Not everyone who is involved in movement work is an organizer, and that’s okay. And to be real, if you find that you’re spending more time condemning the imperfect ideas and practices of others than you’re spending lifting folx up, you are not healing or building anything — and that’s what it means to organize. But at some point, the ideas behind words like “activism” and “organizing” became horribly skewed, and while these are just my opinions, I think that’s bullshit.

I’m not about to bust out a dictionary, but let’s discuss what these words mean in practice.

Activism is about showing up for justice, and in the name of justice. Folx have attached a lot of nasty connotations to this word, but there is ABSOLUTELY NOTHING wrong with being a person who is committed to showing up and working hard, in a consistent manner. There is nothing wrong with throwing down, in the interest of justice, with zero interest in being a planner or an architect of such moments. People should be described in whatever terms they prefer, because people have the right to define who they are, but there is nothing wrong with being an “activist” or a “protester” for that matter.

Nothing. Period.

The #NoDAPL water protecters are water protectors because that is the name they have chosen for themselves, and their work, but if they called themselves protesters or activists, would their work be less valid? Or is the act of throwing down what matters?

Organizing is a more complicated matter than simply throwing down or flexing a skill, and it should be named as such. One of my own mentors once asked me, “But aren’t we all organizers?”

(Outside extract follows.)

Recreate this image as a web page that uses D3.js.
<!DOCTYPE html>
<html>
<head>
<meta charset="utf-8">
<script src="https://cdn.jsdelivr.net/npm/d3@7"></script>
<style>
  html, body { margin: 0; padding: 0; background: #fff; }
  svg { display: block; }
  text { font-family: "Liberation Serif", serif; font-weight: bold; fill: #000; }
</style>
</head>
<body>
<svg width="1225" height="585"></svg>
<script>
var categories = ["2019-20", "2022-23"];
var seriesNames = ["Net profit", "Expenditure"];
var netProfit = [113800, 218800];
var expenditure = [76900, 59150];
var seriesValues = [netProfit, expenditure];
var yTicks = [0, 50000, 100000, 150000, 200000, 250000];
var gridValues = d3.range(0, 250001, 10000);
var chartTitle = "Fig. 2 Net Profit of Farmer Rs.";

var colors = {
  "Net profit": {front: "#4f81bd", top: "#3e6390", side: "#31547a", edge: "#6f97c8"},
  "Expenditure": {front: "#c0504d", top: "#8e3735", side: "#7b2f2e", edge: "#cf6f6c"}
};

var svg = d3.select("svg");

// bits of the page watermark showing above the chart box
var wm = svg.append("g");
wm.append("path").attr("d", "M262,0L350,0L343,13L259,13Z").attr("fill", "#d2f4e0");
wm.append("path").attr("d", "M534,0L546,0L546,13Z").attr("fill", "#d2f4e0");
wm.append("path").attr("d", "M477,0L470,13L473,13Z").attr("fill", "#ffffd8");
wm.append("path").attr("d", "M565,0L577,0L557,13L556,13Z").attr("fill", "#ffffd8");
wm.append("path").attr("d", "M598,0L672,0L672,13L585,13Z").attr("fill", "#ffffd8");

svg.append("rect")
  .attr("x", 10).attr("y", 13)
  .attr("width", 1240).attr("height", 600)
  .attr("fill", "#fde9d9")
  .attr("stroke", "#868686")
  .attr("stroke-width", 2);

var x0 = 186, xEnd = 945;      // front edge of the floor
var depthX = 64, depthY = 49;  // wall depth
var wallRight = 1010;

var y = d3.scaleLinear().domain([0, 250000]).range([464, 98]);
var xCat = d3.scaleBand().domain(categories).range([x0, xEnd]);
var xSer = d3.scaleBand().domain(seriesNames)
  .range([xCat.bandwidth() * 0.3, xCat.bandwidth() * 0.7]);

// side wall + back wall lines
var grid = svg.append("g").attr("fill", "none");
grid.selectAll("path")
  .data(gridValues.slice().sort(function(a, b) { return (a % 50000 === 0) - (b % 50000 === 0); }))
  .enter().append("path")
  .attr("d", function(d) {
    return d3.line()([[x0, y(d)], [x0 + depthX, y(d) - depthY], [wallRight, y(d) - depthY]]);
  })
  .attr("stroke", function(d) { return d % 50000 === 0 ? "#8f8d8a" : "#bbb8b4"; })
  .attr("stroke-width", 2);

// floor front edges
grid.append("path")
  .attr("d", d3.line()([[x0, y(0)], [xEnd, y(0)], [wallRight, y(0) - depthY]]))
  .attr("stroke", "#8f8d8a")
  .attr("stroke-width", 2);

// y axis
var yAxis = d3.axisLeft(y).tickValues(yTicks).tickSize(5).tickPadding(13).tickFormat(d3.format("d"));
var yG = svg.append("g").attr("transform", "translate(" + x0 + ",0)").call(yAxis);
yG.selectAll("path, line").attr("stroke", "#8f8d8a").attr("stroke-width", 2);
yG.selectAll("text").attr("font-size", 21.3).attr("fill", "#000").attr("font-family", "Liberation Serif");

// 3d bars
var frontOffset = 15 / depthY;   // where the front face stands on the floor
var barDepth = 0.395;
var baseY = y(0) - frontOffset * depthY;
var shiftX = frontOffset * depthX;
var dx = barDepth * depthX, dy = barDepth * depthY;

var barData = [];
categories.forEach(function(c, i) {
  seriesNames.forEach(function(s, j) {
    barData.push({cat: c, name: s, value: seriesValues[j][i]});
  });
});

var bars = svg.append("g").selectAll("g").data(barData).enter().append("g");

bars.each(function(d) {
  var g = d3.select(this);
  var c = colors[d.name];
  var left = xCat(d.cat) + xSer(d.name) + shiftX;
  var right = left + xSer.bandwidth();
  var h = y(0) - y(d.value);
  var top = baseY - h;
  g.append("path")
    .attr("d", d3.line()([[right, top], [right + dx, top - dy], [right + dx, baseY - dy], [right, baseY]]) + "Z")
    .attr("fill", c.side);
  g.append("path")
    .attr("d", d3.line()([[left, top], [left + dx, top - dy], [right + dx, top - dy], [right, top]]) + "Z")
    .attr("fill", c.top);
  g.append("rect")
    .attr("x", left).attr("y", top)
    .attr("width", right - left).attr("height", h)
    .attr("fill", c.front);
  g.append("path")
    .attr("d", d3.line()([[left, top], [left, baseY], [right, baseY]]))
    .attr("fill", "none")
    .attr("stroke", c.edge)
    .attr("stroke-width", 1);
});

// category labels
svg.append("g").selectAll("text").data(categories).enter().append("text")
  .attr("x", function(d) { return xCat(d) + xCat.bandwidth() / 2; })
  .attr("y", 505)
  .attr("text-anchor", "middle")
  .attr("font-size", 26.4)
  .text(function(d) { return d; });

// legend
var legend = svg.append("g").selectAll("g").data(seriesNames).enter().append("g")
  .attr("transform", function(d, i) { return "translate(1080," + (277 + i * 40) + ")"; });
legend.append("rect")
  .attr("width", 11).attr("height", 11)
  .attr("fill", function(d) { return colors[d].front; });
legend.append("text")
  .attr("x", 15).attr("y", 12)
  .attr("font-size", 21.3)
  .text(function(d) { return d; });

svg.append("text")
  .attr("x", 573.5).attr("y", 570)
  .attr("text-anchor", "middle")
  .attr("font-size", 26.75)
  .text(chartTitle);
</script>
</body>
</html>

My answer, as ever, is a resounding no.

Organizing sometimes means educating others, even though you have no obligation to do so. It means taking other people’s stances and feelings into account, even when they don’t resonate with your own, and realizing that no one shows up perfect to the revolution — including the past, present and future you. It’s about finding the line between having difficult conversations, to help people and communities move forward, and expecting people to simply show up where you’re at, because you’re tired of waiting for them to do so.

It’s okay to be tired and unwilling to indulge or even challenge people. But simply rejecting people’s behavior is not, in of itself, organizing, because organizing is a constructive act.

Being an organizer usually means realizing that this work pays you back in the form of community, purpose and the hope of something better, and can often detract from everything else. It’s work that ought to be materially compensated, but most of the time, it is a calling, not a career. It ought to be praised and credited, but usually isn’t. That’s just the way of things, and not everyone is going to find that tolerable.

Being an organizer is about understanding that, whenever possible, lateral critiques should be aimed at helping everyone — including you — to do better, rather than honing the membership of your clubhouse.

It’s about instigating change and creating momentum.

Not everyone will assume such a role and that’s fine. Some people would never want to, and I respect that. I hope such people choose to do something in the name of justice, but that work can take many, many shapes.

To be clear, no one is obligated to swing the door open to those who endanger others. I am not above boxing out individuals who can’t stop harming folx, because to me, declaring that someone isn’t disposable means that I’m not about to toss them into the lake, or into a cage. It DOES NOT mean that they are welcome in my living room. We have a natural right to protect ourselves, and to repel the antagonism of white supremacy, but ideas don’t spread without engagement. Part of real-world organizing is finding the line between productive dialogue and harms we simply cannot engage with. That’s not easy, but it is organizing.

I see no ethical or merit-based hierarchy between involuntary struggle, activism, and organizing, but if your work is mostly rooted in dragging folx and tearing people down, please don’t call yourself an organizer. Because what you’re doing is something else entirely. Whether it’s about branding or simply reveling in a sense of superiority, such “work” is not an effort to heal or build, and it sure as hell isn’t transformative.

Seriously, let’s ask ourselves: Are we trying to make change? And how do we really think that happens?

Bottom line: Ideological posturing won’t change the world, and no one should pretend otherwise.